Silva admitted to falsifying police reports and lying on the witness stand during Puana’s criminal trial about the circumstances surrounding HPD’s investigation into the mailbox theft.

The latest charging documents also list several other co-conspirators in the case, none of whom are named. But based on the facts contained in the documents and other court records two of the co-conspirators are Louis and Katherine Kealoha.

It’s the first time the former police chief, who retired earlier this year with a $250,000 severance package after being named as a target of the federal investigation, has officially been implicated as a co-conspirator in court records.

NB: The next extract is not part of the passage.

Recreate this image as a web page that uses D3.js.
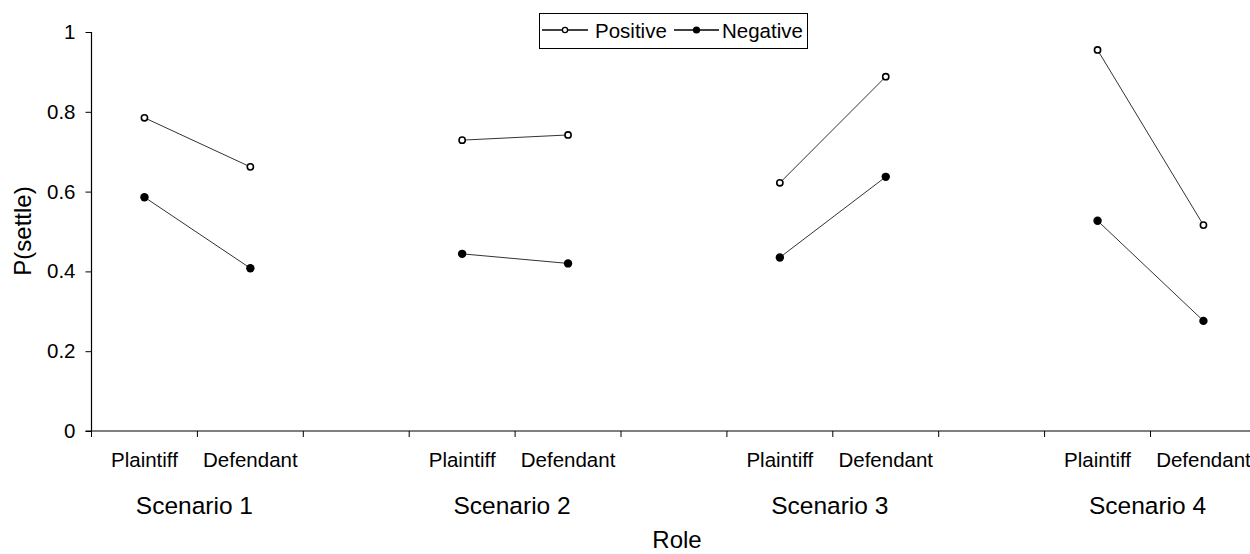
<!DOCTYPE html>
<html>
<head>
<meta charset="utf-8">
<script src="https://cdn.jsdelivr.net/npm/d3@7"></script>
<style>
  html, body { margin: 0; padding: 0; background: #fff; }
  svg { display: block; font-family: "Liberation Sans", Arial, sans-serif; }
</style>
</head>
<body>
<svg id="chart" width="1250" height="554"></svg>
<script>
const scenarios = ["Scenario 1", "Scenario 2", "Scenario 3", "Scenario 4"];
const roles = ["Plaintiff", "Defendant"];
const seriesNames = ["Positive", "Negative"];
const positive = [0.785, 0.662, 0.729, 0.742, 0.622, 0.888, 0.955, 0.516];
const negative = [0.586, 0.408, 0.444, 0.420, 0.435, 0.637, 0.527, 0.276];
const yTicks = [0, 0.2, 0.4, 0.6, 0.8, 1];
const yTickLabels = ["0", "0.2", "0.4", "0.6", "0.8", "1"];
const xTitle = "Role";
const yTitle = "P(settle)";

(function () {
const svg = d3.select("#chart");
const plotLeft = 91.5, plotTop = 32, plotBottom = 431;

// slots: Plaintiff, Defendant, gap per scenario (11 slots)
const slots = [];
scenarios.forEach((s, i) => {
  roles.forEach(r => slots.push(i + "|" + r));
  if (i < scenarios.length - 1) slots.push(i + "|gap");
});

const x = d3.scaleBand().domain(slots).range([plotLeft, plotLeft + slots.length * 105.9]).paddingInner(0).paddingOuter(0);
const y = d3.scaleLinear().domain([0, 1]).range([plotBottom, plotTop]);

// Y axis
const yAxis = d3.axisLeft(y).tickValues(yTicks).tickSize(6).tickPadding(10)
  .tickFormat((d, i) => yTickLabels[i]);
const yg = svg.append("g").attr("transform", `translate(${plotLeft},0)`).call(yAxis);
yg.select(".domain").attr("stroke", "#000").attr("stroke-width", 1.2).attr("d", `M0,${plotTop}V${plotBottom}`);
yg.selectAll(".tick line").attr("stroke", "#000");
yg.selectAll(".tick text").attr("font-size", 20.5).attr("fill", "#000")
  .attr("font-family", "Liberation Sans, Arial, sans-serif");

// X axis line
const xg = svg.append("g");
xg.append("line").attr("x1", plotLeft - 6).attr("x2", 1250).attr("y1", plotBottom).attr("y2", plotBottom)
  .attr("stroke", "#000").attr("stroke-width", 1.2);
const boundaries = slots.map(s => x(s));
xg.selectAll("line.bt").data(boundaries).enter().append("line").attr("class", "bt")
  .attr("x1", d => d).attr("x2", d => d).attr("y1", plotBottom).attr("y2", plotBottom + 6)
  .attr("stroke", "#000").attr("stroke-width", 1);

// category labels
const catSlots = slots.filter(s => !s.endsWith("gap"));
xg.selectAll("text.cat").data(catSlots).enter().append("text").attr("class", "cat")
  .attr("x", d => x(d) + x.bandwidth() / 2).attr("y", 467)
  .attr("text-anchor", "middle").attr("font-size", 20.5).attr("fill", "#000")
  .text(d => d.split("|")[1]);

// scenario labels
xg.selectAll("text.scn").data(scenarios).enter().append("text").attr("class", "scn")
  .attr("x", (d, i) => x(i + "|Defendant") - 3)
  .attr("y", 514).attr("text-anchor", "middle").attr("font-size", 24.5).attr("fill", "#000")
  .text(d => d);

// axis titles
svg.append("text").attr("x", 677).attr("y", 548).attr("text-anchor", "middle")
  .attr("font-size", 24).attr("fill", "#000").text(xTitle);
svg.append("text").attr("transform", `translate(31,231) rotate(-90)`).attr("text-anchor", "middle")
  .attr("font-size", 24).attr("fill", "#000").text(yTitle);

// data lines
const series = [
  { name: seriesNames[0], values: positive, open: true },
  { name: seriesNames[1], values: negative, open: false }
];
const cx = (si, ri) => x(si + "|" + roles[ri]) + x.bandwidth() / 2;

series.forEach(ser => {
  const g = svg.append("g");
  scenarios.forEach((s, si) => {
    const pts = roles.map((r, ri) => [cx(si, ri), y(ser.values[si * 2 + ri])]);
    g.append("path").attr("d", d3.line()(pts)).attr("fill", "none")
      .attr("stroke", "#333").attr("stroke-width", 1);
    pts.forEach(p => {
      if (ser.open) {
        g.append("circle").attr("cx", p[0]).attr("cy", p[1]).attr("r", 3.1)
          .attr("fill", "#fff").attr("stroke", "#000").attr("stroke-width", 1.6);
      } else {
        g.append("circle").attr("cx", p[0]).attr("cy", p[1]).attr("r", 4.2)
          .attr("fill", "#000");
      }
    });
  });
});

// legend
const lg = svg.append("g");
lg.append("rect").attr("x", 539.5).attr("y", 13.5).attr("width", 268).attr("height", 35)
  .attr("fill", "#fff").attr("stroke", "#000").attr("stroke-width", 1);
const legendItems = [
  { name: seriesNames[0], x0: 542, x1: 588, tx: 595, open: true },
  { name: seriesNames[1], x0: 674, x1: 719, tx: 722, open: false }
];
legendItems.forEach(it => {
  lg.append("line").attr("x1", it.x0).attr("x2", it.x1).attr("y1", 30).attr("y2", 30)
    .attr("stroke", "#000").attr("stroke-width", 1.5);
  if (it.open) {
    lg.append("circle").attr("cx", (it.x0 + it.x1) / 2).attr("cy", 30).attr("r", 2.6)
      .attr("fill", "#fff").attr("stroke", "#000").attr("stroke-width", 1.3);
  } else {
    lg.append("circle").attr("cx", (it.x0 + it.x1) / 2).attr("cy", 30).attr("r", 3.6).attr("fill", "#000");
  }
  lg.append("text").attr("x", it.tx).attr("y", 37.5).attr("font-size", 20.5).attr("fill", "#000").text(it.name);
});
})();
</script>
</body>
</html>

Neither Nguyen or Shiraishi entered a plea during their initial appearance in federal court. They were subsequently released on bond, but not before officials with the U.S. Attorney’s Office asked for stricter conditions on their release from the Federal Detention Center.

Assistant U.S. Attorney Michael Wheat, who is spearheading the grand jury investigation, did not attend Monday’s proceeding. But two members of his prosecutorial team, Colin McDonald and Janaki Gandhi, argued before Magistrate Judge Richard Puglisi that Nguyen and Shiraishi should have stricter bond requirements given the gravity of the alleged offenses.

McDonald told Puglisi that Shiraishi lied on several occasions to federal investigators in an attempt to cover for his boss and colleagues. McDonald said Shiraishi and others “faithfully pursued their own personal and professional gain” at the expense of Puana and the community.

“Mr. Shiraishi has obstructed justice and I would note that he did it in several encounters,” McDonald said. “This is someone who can’t be trusted.”

Gandhi had similar words about Nguyen, who has been an HPD officer for 11 years. Nguyen was married to Katherine Kealoha’s niece and had lived on the Kealoha property. Gandhi said his deception was even more pronounced and prolonged than Shiraishi’s, saying that he used his position of authority in “unsavory ways.”

“This defendant’s role is a mess in comparison with Mr. Shiraishi,” Gandhi said. “He has shown time and again that he will be obstructive.”

Gandhi also noted that Nguyen had demonstrated “aggressive behavior” related to domestic violence, which she said is “incredibly disturbing to the United States.”

Both Lars Isaacson, who represents Shiraishi, and Randall Hironaka, who is Nguyen’s attorney, disagreed with McDonald and Gandhi’s characterizations of their clients, and argued that stricter bond requirements were not warranted.

“I disagree with the government’s recitation of what’s happening in this case,” Hironaka said. “I believe there’s some grandstanding going on on their part.”

Several attorneys representing other suspects in the grand jury investigation attended Monday’s proceeding, including Myles Breiner, who represents the Kealohas, and William Harrison, who’s client, Silva, has already agreed to cooperate with the FBI.

Honolulu attorney Richard Sing, who represents HPD officer Daniel Sellers, another suspected co-conspirator, was also present.

Breiner addressed members of the press on the courthouse steps after Monday’s hearing, saying that he was unimpressed by the new allegations brought forth by Wheat and his team of prosecutors. He reiterated Hironaka’s concerns that the U.S. Attorney’s Office was grandstanding in the courtroom.

Breiner also said arresting Nguyen and Shiraishi was a failed attempt at intimidation that only caused embarrassment for the officers and their families.

“There was no need to have them arrested on Sunday except maybe to give them a taste of what it’s like to be in prison and hopefully intimidate them,” Breiner said. “It was pretty obvious to all of us in the courtroom that the U.S. Attorney’s Office is struggling to keep this case alive and to keep a grand jury empaneled.”

McDonald and Gandhi did not want to comment after Monday’s proceedings.

Officials with HPD issued a statement from Acting Police Chief Cary Okimoto on Monday indicating that Nguyen’s police powers have been removed and he will be placed on leave without pay pending an investigation.

Okimoto said HPD will continue to cooperate with the FBI as the case moves forward.

A preliminary hearing for Nguyen and Shiraishi is scheduled for Nov. 1.